Global Medicines Program

Malaria in Pregnancy Consortium – Pharmacovigilance Activities

The aim of the Malaria in Pregnancy (MiP) Consortium is to identify and evaluate, as speedily and effectively as possible, new ways of preventing and treating malaria in pregnancy to improve the evidence base for its control.  The research agenda of the MiP Consortium, based at the Liverpool School of Tropical Medicine (LSTM), is framed around 4 main themes:

1) Case management Africa, Asia and Latin America
2) Prevention Africa
3) Prevention non Africa
4) Public Health Impact

The University of Washington provides leadership and support for the MiP Consortium’s cross-cutting research activities in the area of pharmacovigilance.  For example, a centralized, pharmacovigilance database for safety reporting of pregnant women within the MiP Consortium project sites who are exposed to antimalarial drugs has been established at the LSTM and this pooled safety information will be used for the identification and evaluation of safety signals.

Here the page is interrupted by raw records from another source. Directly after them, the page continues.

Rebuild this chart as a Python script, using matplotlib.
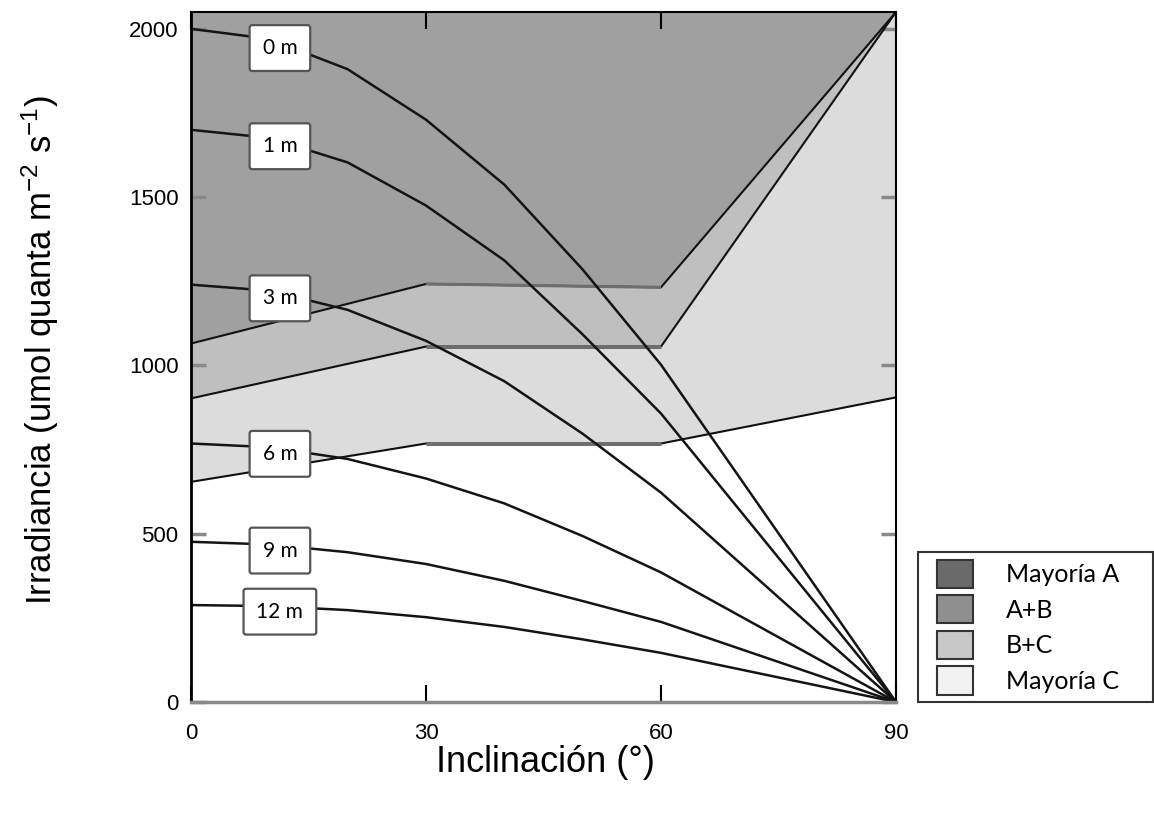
import matplotlib
matplotlib.use("Agg")
import matplotlib.pyplot as plt
from matplotlib.patches import Patch, Rectangle
from matplotlib.legend_handler import HandlerPatch
import numpy as np

plt.rcParams['font.family'] = ['Liberation Sans', 'DejaVu Sans']
plt.rcParams['mathtext.default'] = 'regular'

# ---- data ----
inclinacion = [0, 10, 20, 30, 40, 50, 60, 90]
depth_labels = ['0 m', '1 m', '3 m', '6 m', '9 m', '12 m']
irr_0m = [2000, 1970, 1880, 1730, 1537, 1285, 1002, 0]
irr_1m = [1700, 1676, 1603, 1475, 1312, 1092, 857, 0]
irr_3m = [1240, 1222, 1165, 1073, 953, 797, 622, 0]
irr_6m = [768, 757, 722, 664, 590, 493, 385, 0]
irr_9m = [476, 468, 445, 410, 360, 300, 238, 0]
irr_12m = [288, 285, 273, 252, 223, 186, 146, 0]
series = [irr_0m, irr_1m, irr_3m, irr_6m, irr_9m, irr_12m]

limite_x = [0, 30, 60, 90]
limite_sup = [1065, 1242, 1232, 2050]
limite_med = [902, 1056, 1056, 2050]
limite_inf = [654, 768, 768, 905]

legend_labels = ['Mayoría A', 'A+B', 'B+C', 'Mayoría C']
legend_colors = ['#6a6a6a', '#8f8f8f', '#c8c8c8', '#f2f2f2']

YMAX = 2050

W, H = 1154, 827
fig = plt.figure(figsize=(W / 100, H / 100), dpi=100)
ax = fig.add_axes([191 / W, 1 - 702 / H, (896 - 191) / W, (702 - 12) / H])
ax.set_xlim(0, 90)
ax.set_ylim(0, YMAX)

# ---- regions ----
ax.fill_between(limite_x, limite_sup, YMAX, color='#a0a0a0', lw=0, zorder=1)
ax.fill_between(limite_x, limite_med, limite_sup, color='#bfbfbf', lw=0, zorder=1)
ax.fill_between(limite_x, limite_inf, limite_med, color='#dcdcdc', lw=0, zorder=1)

for lim in (limite_sup, limite_med, limite_inf):
    ax.plot(limite_x, lim, color='#111111', lw=1.5, zorder=2, solid_capstyle='butt')
    ax.plot(limite_x[1:3], lim[1:3], color='#6e6e6e', lw=2.2, zorder=2.1,
            solid_capstyle='butt')

# ---- depth curves ----
for vals in series:
    ax.plot(inclinacion, vals, color='#141414', lw=1.8, zorder=3)

label_x = 11.35
for lab, vals in zip(depth_labels, series):
    yv = np.interp(label_x, inclinacion, vals) - 15
    ax.text(label_x, yv, lab, ha='center', va='center', fontsize=15,
            family=['Lato', 'DejaVu Sans'], zorder=6,
            bbox=dict(boxstyle='round,pad=0.62,rounding_size=0.12', fc='white',
                      ec='#555555', lw=1.6))

# ---- axes styling ----
ax.spines['left'].set_linewidth(2)
ax.spines['left'].set_color('black')
for side in ('top', 'right'):
    ax.spines[side].set_linewidth(1.5)
    ax.spines[side].set_color('black')
ax.spines['bottom'].set_linewidth(2.5)
ax.spines['bottom'].set_color('#8a8a8a')
for s in ax.spines.values():
    s.set_zorder(7)

ax.set_xticks([0, 30, 60, 90])
ax.set_yticks([0, 500, 1000, 1500, 2000])
ax.tick_params(axis='x', direction='in', top=True, length=12, width=1.5,
               color='black', labelsize=16, pad=15)
ax.tick_params(axis='y', direction='in', right=True, length=11, width=2.5,
               color='#8a8a8a', labelcolor='black', labelsize=16, pad=9)

fig.text(545 / W, 1 - 762 / H, 'Inclinación (°)', ha='center', va='center',
         fontsize=26)
fig.text(40 / W, 1 - 350 / H, 'Irradiancia (umol quanta m$^{-2}$ s$^{-1}$)',
         ha='center', va='center', rotation=90, fontsize=25)

# ---- legend ----
LEG_OFFSET = 8.5  # points of extra space left of each swatch


def swatch(legend, orig_handle, xdescent, ydescent, width, height, fontsize):
    return Rectangle((-xdescent + LEG_OFFSET, -ydescent),
                     width - LEG_OFFSET, height)


handles = [Patch(facecolor=c, edgecolor='#333333', lw=1.5) for c in legend_colors]
leg = fig.legend(handles, legend_labels, loc='lower left',
                 bbox_to_anchor=(918 / W, 1 - 702 / H, 235 / W, 149 / H),
                 mode='expand', fancybox=False, edgecolor='#333333',
                 prop={'family': ['Lato', 'DejaVu Sans'], 'size': 18},
                 handler_map={Patch: HandlerPatch(patch_func=swatch)},
                 handlelength=1.44 + LEG_OFFSET / 18, handleheight=1.35,
                 handletextpad=1.3, borderpad=0.3, labelspacing=0.3,
                 borderaxespad=0)
leg.get_frame().set_linewidth(1.5)
leg.get_frame().set_alpha(1)

fig.savefig('out.png', dpi=100)
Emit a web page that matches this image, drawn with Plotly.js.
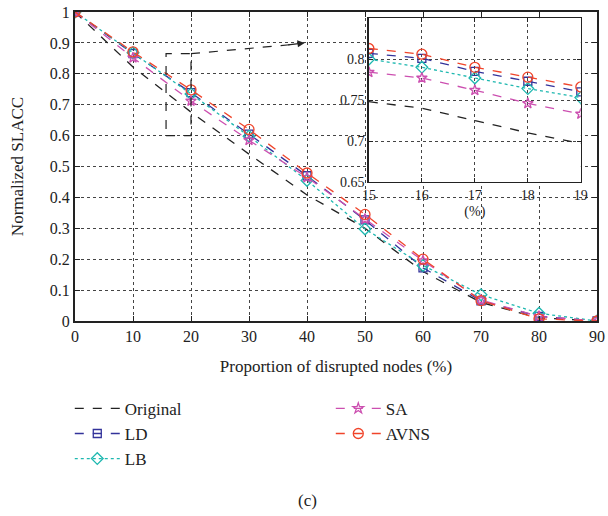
<!DOCTYPE html>
<html>
<head>
<meta charset="utf-8">
<script src="https://cdn.plot.ly/plotly-3.0.1.min.js"></script>
<style>html,body{margin:0;padding:0;background:#fff;}#chart{width:608px;height:516px;}</style>
</head>
<body>
<div id="chart"></div>
<script>
// Main chart data
var xMain = [0, 10, 20, 30, 40, 50, 60, 70, 80, 90];
var originalMain = [1, 0.822, 0.676, 0.54, 0.408, 0.30, 0.16, 0.06, 0.01, 0];
var ldMain = [1, 0.865, 0.739, 0.605, 0.47, 0.327, 0.172, 0.065, 0.015, 0];
var lbMain = [1, 0.868, 0.735, 0.598, 0.455, 0.298, 0.18, 0.085, 0.025, 0];
var saMain = [1, 0.852, 0.712, 0.585, 0.465, 0.33, 0.195, 0.068, 0.015, 0];
var avnsMain = [1, 0.871, 0.748, 0.62, 0.479, 0.345, 0.2, 0.066, 0.007, 0];

// Inset data
var xInset = [15, 16, 17, 18, 19];
var originalInset = [0.748, 0.740, 0.725, 0.710, 0.697];
var ldInset = [0.807, 0.801, 0.785, 0.773, 0.760];
var lbInset = [0.800, 0.790, 0.777, 0.764, 0.753];
var saInset = [0.784, 0.777, 0.762, 0.746, 0.733];
var avnsInset = [0.813, 0.806, 0.790, 0.778, 0.766];

var names = ['Original', 'LD', 'LB', 'SA', 'AVNS'];
var colors = ['#222222', '#33339a', '#1fb8b0', '#cc4fb0', '#f0442a'];
var dashes = ['dash', 'dash', 'dot', 'dash', 'dash'];
var symbols = [null, 'square-open', 'diamond-open', 'star-open', 'circle-open'];
var sizes = [0, 8, 9, 8, 10];
var mainSeries = [originalMain, ldMain, lbMain, saMain, avnsMain];
var insetSeries = [originalInset, ldInset, lbInset, saInset, avnsInset];
var legendIds = ['legend', 'legend', 'legend', 'legend2', 'legend2'];

var FONT = 'Liberation Serif, Times New Roman, serif';
var traces = [];
function makeTrace(xs, ys, i, xa, ya, showLeg) {
  var t = {
    x: xs, y: ys, name: names[i], type: 'scatter',
    mode: symbols[i] ? 'lines+markers' : 'lines',
    line: {color: colors[i], dash: dashes[i], width: 1.3},
    xaxis: xa, yaxis: ya, showlegend: showLeg
  };
  if (showLeg) t.legend = legendIds[i];
  if (symbols[i]) t.marker = {symbol: symbols[i], size: sizes[i], color: colors[i], line: {width: 1.3, color: colors[i]}};
  return t;
}
for (var i = 0; i < names.length; i++) traces.push(makeTrace(xMain, mainSeries[i], i, 'x', 'y', true));
for (var j = 0; j < names.length; j++) traces.push(makeTrace(xInset, insetSeries[j], j, 'x2', 'y2', false));

var gridCommon = {showgrid: true, gridcolor: '#444', griddash: 'dot', gridwidth: 1};

var layout = {
  width: 608, height: 516,
  margin: {l: 75, r: 11, t: 12, b: 195},
  paper_bgcolor: '#fff', plot_bgcolor: '#fff',
  font: {family: FONT, size: 16, color: '#222'},
  showlegend: true,
  xaxis: Object.assign({
    range: [0, 90], dtick: 10, tick0: 0, ticks: 'inside', ticklen: 5, tickcolor: '#222',
    showline: true, linecolor: '#222', linewidth: 2, mirror: 'ticks', zeroline: false,
    tickfont: {family: FONT, size: 16, color: '#222'},
    title: {text: 'Proportion of disrupted nodes (%)', font: {family: FONT, size: 17, color: '#222'}, standoff: 16},
    domain: [0, 1]
  }, gridCommon),
  yaxis: Object.assign({
    range: [0, 1], dtick: 0.1, tick0: 0, ticks: 'inside', ticklen: 5, tickcolor: '#222',
    showline: true, linecolor: '#222', linewidth: 2, mirror: 'ticks', zeroline: false,
    tickfont: {family: FONT, size: 16, color: '#222'},
    title: {text: 'Normalized SLACC', font: {family: FONT, size: 17, color: '#222'}, standoff: 22},
    domain: [0, 1]
  }, gridCommon),
  xaxis2: Object.assign({
    range: [15, 19], dtick: 1, ticks: 'inside', ticklen: 4, tickcolor: '#222',
    showline: true, linecolor: '#222', linewidth: 1.5, mirror: 'ticks', zeroline: false,
    tickfont: {family: FONT, size: 14, color: '#222'},
    title: {text: '(%)', font: {family: FONT, size: 14, color: '#222'}, standoff: 4},
    domain: [0.563, 0.969], anchor: 'y2'
  }, gridCommon),
  yaxis2: Object.assign({
    range: [0.65, 0.85], tickvals: [0.65, 0.7, 0.75, 0.8], ticks: 'inside', ticklen: 4, tickcolor: '#222',
    showline: true, linecolor: '#222', linewidth: 1.5, mirror: 'ticks', zeroline: false,
    tickfont: {family: FONT, size: 14, color: '#222'},
    domain: [0.45, 0.98], anchor: 'x2'
  }, gridCommon),
  legend: {
    x: -0.01, y: -0.226, xanchor: 'left', yanchor: 'top', orientation: 'v', itemwidth: 45,
    font: {family: FONT, size: 17, color: '#222'}, bgcolor: 'rgba(0,0,0,0)'
  },
  legend2: {
    x: 0.49, y: -0.226, xanchor: 'left', yanchor: 'top', orientation: 'v', itemwidth: 45,
    font: {family: FONT, size: 17, color: '#222'}, bgcolor: 'rgba(0,0,0,0)'
  },
  shapes: [
    {type: 'rect', xref: 'x', yref: 'y', x0: 15.7, x1: 20, y0: 0.6, y1: 0.865,
     line: {color: '#222', width: 1.2, dash: 'dash'}, fillcolor: 'rgba(0,0,0,0)'},
    {type: 'line', xref: 'x', yref: 'y', x0: 20, y0: 0.865, x1: 37, y1: 0.894,
     line: {color: '#222', width: 1.2, dash: 'dash'}}
  ],
  annotations: [
    {xref: 'x', yref: 'y', x: 39.6, y: 0.9, ax: 36.5, ay: 0.893, axref: 'x', ayref: 'y',
     showarrow: true, arrowhead: 2, arrowsize: 1.2, arrowwidth: 1.2, arrowcolor: '#222', text: ''},
    {xref: 'paper', yref: 'paper', x: 0.446, y: -0.58, xanchor: 'center', yanchor: 'middle',
     text: '(c)', showarrow: false, font: {family: FONT, size: 17, color: '#222'}}
  ]
};

Plotly.newPlot('chart', traces, layout, {staticPlot: true, displayModeBar: false});
</script>
</body>
</html>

We are also developing and field testing, in selected MiP Consortium sites (Kenya, Mozambique, Burkina Faso, Thailand), observational methodologies and improved methods for active surveillance of antimalarial drug use in early pregnancy and related pregnancy outcomes, with an emphasis on documenting any use of ACTs during early pregnancy. The proposed study will produce complementary information (i.e., 1st trimester safety) to that collected in the MiPc trials that focus safety and efficacy of antimalarial treatment, either curative or preventive, in the 2nd and 3rd trimesters of pregnancy.